Expressing your frustrations through writing a letter to someone involved can be healthy. It’s a safe place for you to work through your frustrations. but don’t send the letter. I wrote to a former spouse expressing my feelings about our divorce. After rereading my words, I wrote a response to myself from this person to try to see his possible point of view. This process may surprise you with new understandings.
When I was five years old, my father died in an airplane accident. There’s always been an empty place in my life. A few years ago, I decided to write a healing letter to my long absent father expressing my loneliness and longing to have him near. This activity helped me release many pent up emotions. Then, I decided to write a response from his viewpoint to my letter. It was enlightening to try to imagine his feelings about being suddenly separated by death from his family at age 29. How lonely he must have felt and wanting to communicate, but unable. This whole process was cathartic for me.
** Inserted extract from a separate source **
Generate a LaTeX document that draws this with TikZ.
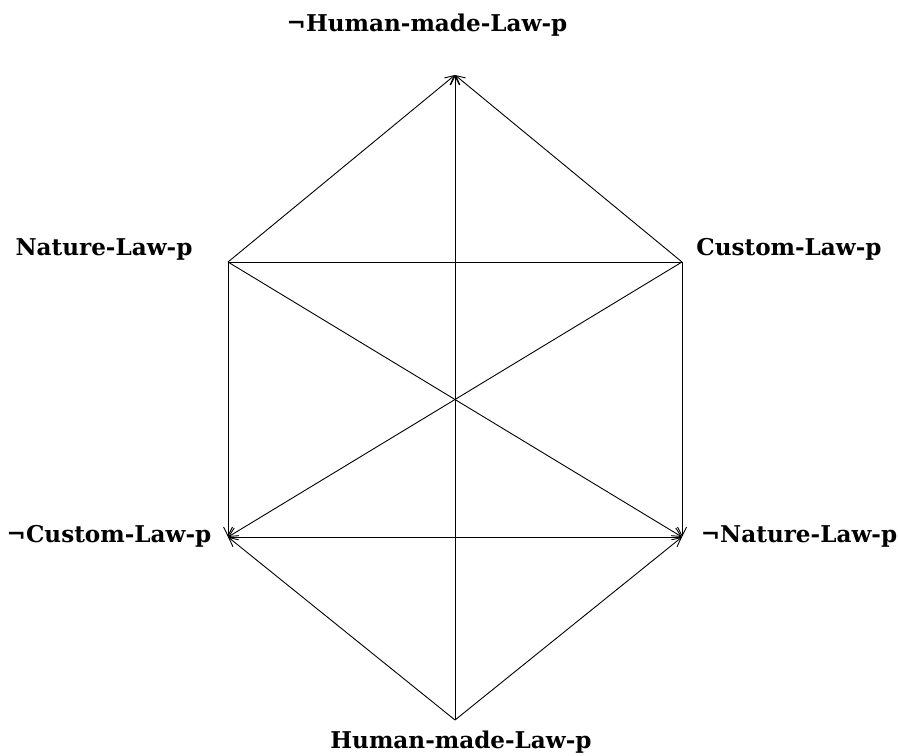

Instead of writing a letter you could just use your journal to examine the lessons or strengths you are gaining from a difficult situation. Say you are recently widowed. Your loss is great after years of loving companionship. You wonder how you will continue on alone. Try writing about these emotions in your journal. Then, write a possible response from your spouse’s viewpoint. What advice or comfort would your loved one give you? Is it possible for this time in your life to be full of personal growth that wouldn’t have happened if you were still together?